By | 1 February 2020

Have some time to kill before dinner, so I’ve come to the cemetery, which is quite extensive and doubles as a dog park. Phones, dogs, and picnics are permitted. Drones, barbecues, and alcohol are not. Some gravestones appear to matter more than others. The most elegant are neglected and overgrown, with a hint of cement peeping out from underneath. Others dominate the terrain above ground as brutalist tombs; obnoxious, imposing, even in death. This might have been an opportune moment to blend in. Any attempt to prolong the inevitable conversion into compost is futile.
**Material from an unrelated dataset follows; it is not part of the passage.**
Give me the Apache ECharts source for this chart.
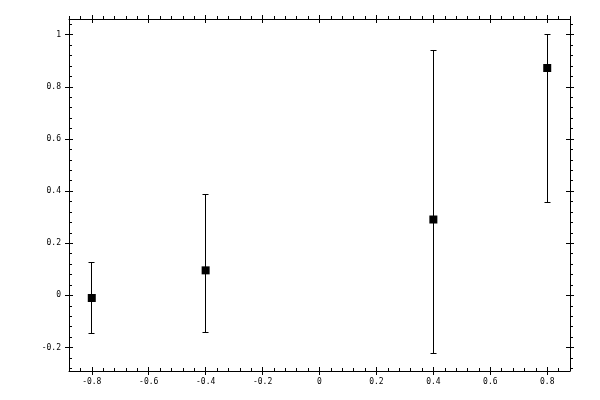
<!DOCTYPE html>
<html>
<head>
<meta charset="utf-8">
<script src="https://cdn.jsdelivr.net/npm/echarts@6/dist/echarts.min.js"></script>
<style>html,body{margin:0;padding:0;background:#fff;}#c{width:600px;height:400px;}</style>
</head>
<body>
<div id="c"></div>
<script>
// Data
var xValues = [-0.8, -0.4, 0.4, 0.8];
var yValues = [-0.01, 0.096, 0.291, 0.872];
var yLow = [-0.146, -0.142, -0.223, 0.356];
var yHigh = [0.128, 0.387, 0.941, 1.0];
// Tick labels
var xTicks = [-0.8, -0.6, -0.4, -0.2, 0, 0.2, 0.4, 0.6, 0.8];
var yTicks = [-0.2, 0, 0.2, 0.4, 0.6, 0.8, 1];
var xMin = -0.88, xMax = 0.88, yMin = -0.29, yMax = 1.06;

function minors(lo, hi, step) {
  var out = [];
  var start = Math.ceil(lo / step - 1e-9);
  for (var k = start; k * step <= hi + 1e-9; k++) out.push(Math.round(k * step * 1000) / 1000);
  return out;
}
var xMinor = minors(xMin, xMax, 0.04);
var yMinor = minors(yMin, yMax, 0.04);

var FONT = 'DejaVu Sans Mono';
function axis(kind, pos, mode) {
  var isX = kind === 'x';
  var a = {
    type: 'value', position: pos,
    min: isX ? xMin : yMin, max: isX ? xMax : yMax,
    splitLine: {show: false},
    axisLine: {show: mode === 'main', onZero: false, lineStyle: {color: '#000', width: 1}},
    axisLabel: {show: false},
    axisTick: {show: true, inside: false, length: 3, lineStyle: {color: '#000', width: 1}}
  };
  if (mode === 'main') {
    a.axisTick.inside = true; a.axisTick.length = 4;
    a.axisTick.customValues = isX ? xTicks : yTicks;
    if (pos === 'bottom' || pos === 'left') {
      a.axisLabel = {show: true, customValues: isX ? xTicks : yTicks, color: '#000',
        fontFamily: FONT, fontSize: 8, margin: isX ? 7 : 8};
    }
  } else if (mode === 'out') {
    a.axisTick.inside = false; a.axisTick.length = 4;
    a.axisTick.customValues = isX ? xTicks : yTicks;
  } else {
    a.axisTick.inside = (pos === 'bottom' || pos === 'left');
    a.axisTick.length = 3;
    a.axisTick.customValues = isX ? xMinor : yMinor;
  }
  return a;
}

var xAxes = [], yAxes = [];
['bottom', 'top'].forEach(function (p) {
  ['main', 'out', 'minor'].forEach(function (m) { xAxes.push(axis('x', p, m)); });
});
['left', 'right'].forEach(function (p) {
  ['main', 'out', 'minor'].forEach(function (m) { yAxes.push(axis('y', p, m)); });
});

var pts = xValues.map(function (x, i) { return [x, yValues[i]]; });
var bars = xValues.map(function (x, i) { return [x, yLow[i], yHigh[i]]; });

function crisp(v) { return Math.round(v - 0.5) + 0.5; }

var chart = echarts.init(document.getElementById('c'), null, {renderer: 'canvas'});
chart.setOption({
  animation: false,
  backgroundColor: '#fff',
  grid: {left: 69, right: 30, top: 19, bottom: 29},
  xAxis: xAxes,
  yAxis: yAxes,
  series: [
    {
      type: 'custom', xAxisIndex: 0, yAxisIndex: 0,
      data: bars,
      renderItem: function (params, api) {
        var x = api.value(0);
        var lo = api.coord([x, api.value(1)]);
        var hi = api.coord([x, api.value(2)]);
        var cx = crisp(lo[0]), ly = crisp(lo[1]), hy = crisp(hi[1]);
        var w = 3;
        var st = {stroke: '#000', lineWidth: 1};
        return {type: 'group', children: [
          {type: 'line', shape: {x1: cx, y1: ly, x2: cx, y2: hy}, style: st},
          {type: 'line', shape: {x1: cx - w, y1: ly, x2: cx + w, y2: ly}, style: st},
          {type: 'line', shape: {x1: cx - w, y1: hy, x2: cx + w, y2: hy}, style: st}
        ]};
      }
    },
    {
      type: 'scatter', xAxisIndex: 0, yAxisIndex: 0,
      symbol: 'rect', symbolSize: 8,
      itemStyle: {color: '#000', opacity: 1},
      data: pts
    }
  ]
});
</script>
</body>
</html>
Perhaps I’ll come back here tomorrow to jog, alongside the acquiescent and the resentful. I won’t slow down for any of them. All before a morning cup of coffee, before the fullness of waking, among the dog walkers. I don’t want a dog. Though there is no doubt that dogs have rich conscious lives and exhibit preferences, I am aware enough to know that I can barely attend to myself. Closer to the mentality of a cat, I derive pleasure in the foliage of solitude. I suspect people procure dogs because they are capable of high-level self-sufficiency and patience. They are incentivized by the desire to have a companion to kith with, a perpetually needy infant to pick up after, an earthling to discipline and to abandon on a daily basis, who will almost certainly go before them.